Quand "Mein Kampf" paraissait en français

70 ans après la mort de son auteur, les droits de "Mein Kampf" de Adolf Hitler tombent vendredi dans le domaine public. En Allemagne, une édition commentée de 1900 pages préparée par des historiens de Munich va sortir.

Le pamphlet nazi avait été d'abord un succès en Allemagne surtout à partir de 1933 avec douze millions d'exemplaires vendus jusqu'en 1945. A ce tirage s'ajoute un million d'exemplaires dans des langues étrangères dont le français. Retour une version que le régime nazi ne voulait pas.

 

 

Si une traduction légale de « Mein Kampf » -expurgée- avait été publiée après l’arrivée au pouvoir de Hitler en anglais et en italien, le régime nazi ne souhaitait pas en commercialiser une en France. Il est vrai que les écrits de Hitler très violents contre ses voisins n’auraient pas forcément été appréciés dans l’hexagone. On peut y lire par exemple : « La destruction de la France ne constitue qu’un moyen pour ensuite offrir à notre peuple l’espace dont il a besoin ».
L’ambassadeur français à Berlin André François-Poncet souligne dans des notes l’antisémitisme viscéral de l’auteur et les dangers qui y sont liés mais il n’est pas écouté.

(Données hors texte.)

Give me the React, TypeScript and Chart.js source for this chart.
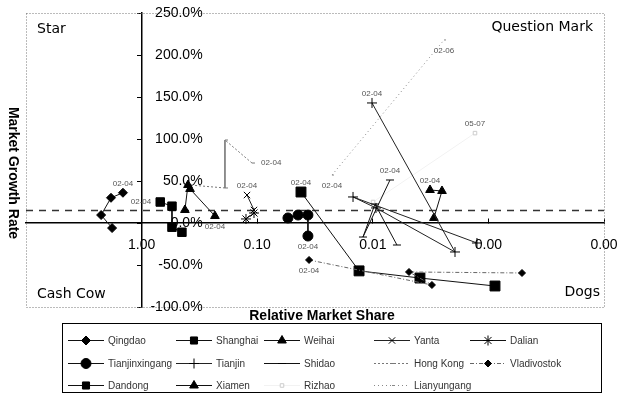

Il apprend en juin 1933 du secrétaire d’Etat au ministère de la Propagande de Goebbels qu’une version expurgée en français de « Mein Kampf » serait à l’étude. Mais Hitler s’oppose au projet. A l’automne de la même année, la maison d’édition allemande Eher revient à l’assaut après la publication en France de l’ouvrage « Hitler par lui-même d’après son livre Mein Kampf » qui donnerait une image faussée du Führer. Mais ce livre qui constitue une production propre n’est pas juridiquement attaquable.
Il est en autrement d’une traduction du livre original qui parait à Paris au printemps 1934 de façon illégale. Un jeune éditeur d’extrême-droite Fernand Sorlot veut faire connaître à un grand public le contenu francophobe des écrits de Hitler. Il obtient même le soutien pour son projet de la Ligue internationale contre l’antisémitisme (LICA). Pour contourner l’absence de droits, il argumente en présentant « Mein Kampf » comme un programme politique et non comme une œuvre littéraire protégée.
La maison d’édition allemande Eher s’empresse d’envoyer un avocat francophone à Paris. Hitler demande à son ambassadeur sur place de protester auprès du Quai d’Orsay. La situation juridique est assez claire et Eher gagne son procès en juin 1934. Les dommages et intérêts sont fixés à un franc symbolique. Le tribunal estime que l’affaire constitue une campagne de publicité gratuite pour l’éditeur allemand s’il devait se décider à publier lui-même une traduction cette fois légale de « Mein Kampf ». Les exemplaires de la version illégale sont saisis à l’exception des 5000 d’entre eux que la LICA avait pré-achetés et qui seront ensuite envoyés à des multiplicateurs.
En octobre 1934, des perquisitions ont lieu dans deux librairies parisiennes pour saisir d’autres exemplaires de cette traduction illégale. Les jeunes socialistes en publieront plus tard des extraits dans une brochure. Faute d’une maison d’édition en bonne et due forme qui pourrait être attaquée en justice, les autorités allemandes ont les mains liées.
Une traduction autorisée de « Mein Kampf » parait finalement en 1938 en français sous le titre « Ma doctrine ». Mais l’ouvrage n’a pas grand-chose à voir avec l’original car il intègre de nombreuses citations de discours ultérieurs de Hitler. De nombreux excès rhétoriques contre la France ont été supprimés ou atténués. Ceux ouvertement antisémites sont certes moins nombreux que dans la version originale de « Mein Kampf » mais tout aussi violents.